Short task:
Return the records that follow unaltered. Omit every picture.

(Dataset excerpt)
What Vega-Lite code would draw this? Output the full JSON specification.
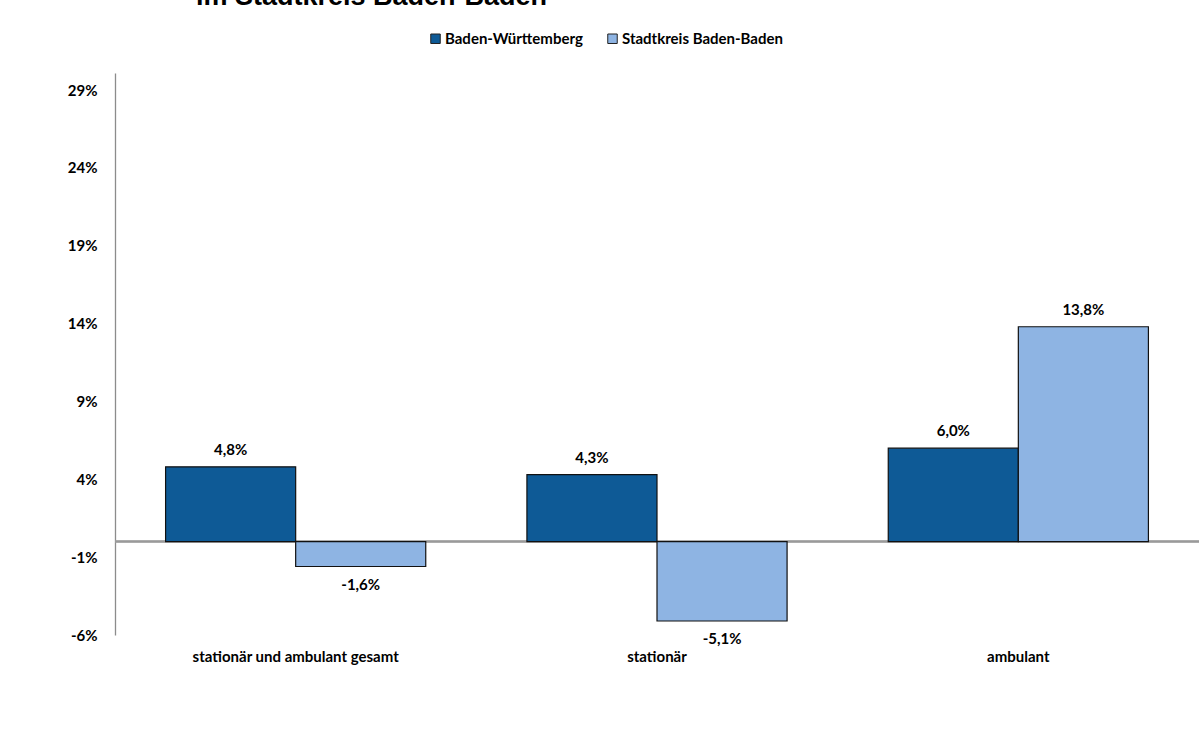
{
  "$schema": "https://vega.github.io/schema/vega-lite/v6.json",
  "autosize": {"type": "none"},
  "width": 1084,
  "height": 562,
  "padding": {"left": 115, "top": 73, "right": 5, "bottom": 121},
  "background": "white",
  "title": {
    "text": "im Stadtkreis Baden-Baden",
    "anchor": "start",
    "frame": "group",
    "font": "Liberation Sans",
    "fontSize": 27,
    "fontWeight": "bold",
    "color": "#000000",
    "baseline": "alphabetic",
    "dx": 81,
    "dy": 17,
    "offset": 16
  },
  "config": {
    "locale": {"number": {"decimal": ",", "thousands": ".", "grouping": [3], "currency": ["", " €"], "minus": "-", "percent": "%"}},
    "view": {"stroke": null},
    "font": "Lato"
  },
  "data": {
    "values": [
      {"cat": "stationär und ambulant gesamt", "region": "Baden-Württemberg", "value": 0.048},
      {"cat": "stationär und ambulant gesamt", "region": "Stadtkreis Baden-Baden", "value": -0.016},
      {"cat": "stationär", "region": "Baden-Württemberg", "value": 0.043},
      {"cat": "stationär", "region": "Stadtkreis Baden-Baden", "value": -0.051},
      {"cat": "ambulant", "region": "Baden-Württemberg", "value": 0.060},
      {"cat": "ambulant", "region": "Stadtkreis Baden-Baden", "value": 0.138}
    ]
  },
  "encoding": {
    "x": {
      "field": "cat", "type": "nominal", "sort": null,
      "scale": {"paddingInner": 0.28, "paddingOuter": 0.14},
      "axis": {"title": null, "labelAngle": 0, "domain": false, "ticks": false, "labelPadding": 14, "labelLimit": 0,
               "labelFont": "Lato", "labelFontSize": 15, "labelFontWeight": "bold", "labelColor": "#000000"}
    },
    "xOffset": {"field": "region", "type": "nominal", "scale": {"paddingInner": 0, "paddingOuter": 0}},
    "y": {
      "field": "value", "type": "quantitative",
      "scale": {"domain": [-0.06, 0.301], "nice": false, "zero": false},
      "axis": {"title": null, "values": [-0.06, -0.01, 0.04, 0.09, 0.14, 0.19, 0.24, 0.29], "format": ".0%",
               "grid": false, "ticks": false, "domainColor": "#8c8c8c", "domainWidth": 1.3, "labelPadding": 18,
               "labelFont": "Lato", "labelFontSize": 15, "labelFontWeight": "bold", "labelColor": "#000000"}
    }
  },
  "layer": [
    {
      "mark": {"type": "rule", "color": "#9a9a9a", "strokeWidth": 1.5},
      "encoding": {"y": {"datum": 0}, "x": null, "xOffset": null}
    },
    {
      "mark": {"type": "bar", "stroke": "#111111", "strokeWidth": 1.2},
      "encoding": {
        "color": {
          "field": "region", "type": "nominal",
          "scale": {"domain": ["Baden-Württemberg", "Stadtkreis Baden-Baden"], "range": ["#0E5A96", "#8EB4E3"]},
          "legend": {
            "title": null, "orient": "none", "legendX": 313, "legendY": -42, "direction": "horizontal",
            "symbolType": "square", "symbolSize": 90, "symbolStrokeColor": "#222222", "symbolStrokeWidth": 1,
            "labelFont": "Lato", "labelFontSize": 15, "labelFontWeight": "bold", "labelColor": "#000000",
            "labelOffset": 2, "labelLimit": 0, "columnPadding": 22, "padding": 0
          }
        }
      }
    },
    {
      "transform": [{"filter": "datum.value >= 0"}],
      "mark": {"type": "text", "baseline": "bottom", "dy": -9, "font": "Lato", "fontSize": 15, "fontWeight": "bold", "color": "#000000"},
      "encoding": {"text": {"field": "value", "type": "quantitative", "format": ".1%"}}
    },
    {
      "transform": [{"filter": "datum.value < 0"}],
      "mark": {"type": "text", "baseline": "top", "dy": 11, "font": "Lato", "fontSize": 15, "fontWeight": "bold", "color": "#000000"},
      "encoding": {"text": {"field": "value", "type": "quantitative", "format": ".1%"}}
    }
  ]
}
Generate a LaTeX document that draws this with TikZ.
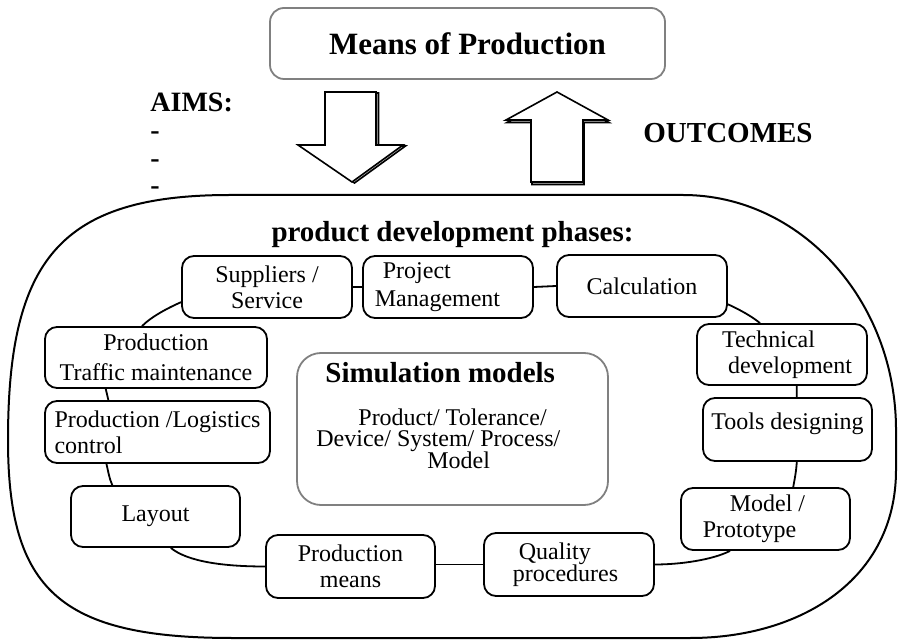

Written solution:
What Vega-Lite code would draw this? Output the full JSON specification.
{
  "$schema": "https://vega.github.io/schema/vega-lite/v6.json",
  "autosize": {"type": "none"},
  "width": 1084,
  "height": 562,
  "padding": {"left": 115, "top": 73, "right": 5, "bottom": 121},
  "background": "white",
  "title": {
    "text": "im Stadtkreis Baden-Baden",
    "anchor": "start",
    "frame": "group",
    "font": "Liberation Sans",
    "fontSize": 27,
    "fontWeight": "bold",
    "color": "#000000",
    "baseline": "alphabetic",
    "dx": 81,
    "dy": 17,
    "offset": 16
  },
  "config": {
    "locale": {"number": {"decimal": ",", "thousands": ".", "grouping": [3], "currency": ["", " €"], "minus": "-", "percent": "%"}},
    "view": {"stroke": null},
    "font": "Lato"
  },
  "data": {
    "values": [
      {"cat": "stationär und ambulant gesamt", "region": "Baden-Württemberg", "value": 0.048},
      {"cat": "stationär und ambulant gesamt", "region": "Stadtkreis Baden-Baden", "value": -0.016},
      {"cat": "stationär", "region": "Baden-Württemberg", "value": 0.043},
      {"cat": "stationär", "region": "Stadtkreis Baden-Baden", "value": -0.051},
      {"cat": "ambulant", "region": "Baden-Württemberg", "value": 0.060},
      {"cat": "ambulant", "region": "Stadtkreis Baden-Baden", "value": 0.138}
    ]
  },
  "encoding": {
    "x": {
      "field": "cat", "type": "nominal", "sort": null,
      "scale": {"paddingInner": 0.28, "paddingOuter": 0.14},
      "axis": {"title": null, "labelAngle": 0, "domain": false, "ticks": false, "labelPadding": 14, "labelLimit": 0,
               "labelFont": "Lato", "labelFontSize": 15, "labelFontWeight": "bold", "labelColor": "#000000"}
    },
    "xOffset": {"field": "region", "type": "nominal", "scale": {"paddingInner": 0, "paddingOuter": 0}},
    "y": {
      "field": "value", "type": "quantitative",
      "scale": {"domain": [-0.06, 0.301], "nice": false, "zero": false},
      "axis": {"title": null, "values": [-0.06, -0.01, 0.04, 0.09, 0.14, 0.19, 0.24, 0.29], "format": ".0%",
               "grid": false, "ticks": false, "domainColor": "#8c8c8c", "domainWidth": 1.3, "labelPadding": 18,
               "labelFont": "Lato", "labelFontSize": 15, "labelFontWeight": "bold", "labelColor": "#000000"}
    }
  },
  "layer": [
    {
      "mark": {"type": "rule", "color": "#9a9a9a", "strokeWidth": 1.5},
      "encoding": {"y": {"datum": 0}, "x": null, "xOffset": null}
    },
    {
      "mark": {"type": "bar", "stroke": "#111111", "strokeWidth": 1.2},
      "encoding": {
        "color": {
          "field": "region", "type": "nominal",
          "scale": {"domain": ["Baden-Württemberg", "Stadtkreis Baden-Baden"], "range": ["#0E5A96", "#8EB4E3"]},
          "legend": {
            "title": null, "orient": "none", "legendX": 313, "legendY": -42, "direction": "horizontal",
            "symbolType": "square", "symbolSize": 90, "symbolStrokeColor": "#222222", "symbolStrokeWidth": 1,
            "labelFont": "Lato", "labelFontSize": 15, "labelFontWeight": "bold", "labelColor": "#000000",
            "labelOffset": 2, "labelLimit": 0, "columnPadding": 22, "padding": 0
          }
        }
      }
    },
    {
      "transform": [{"filter": "datum.value >= 0"}],
      "mark": {"type": "text", "baseline": "bottom", "dy": -9, "font": "Lato", "fontSize": 15, "fontWeight": "bold", "color": "#000000"},
      "encoding": {"text": {"field": "value", "type": "quantitative", "format": ".1%"}}
    },
    {
      "transform": [{"filter": "datum.value < 0"}],
      "mark": {"type": "text", "baseline": "top", "dy": 11, "font": "Lato", "fontSize": 15, "fontWeight": "bold", "color": "#000000"},
      "encoding": {"text": {"field": "value", "type": "quantitative", "format": ".1%"}}
    }
  ]
}
Generate a LaTeX document that draws this with TikZ.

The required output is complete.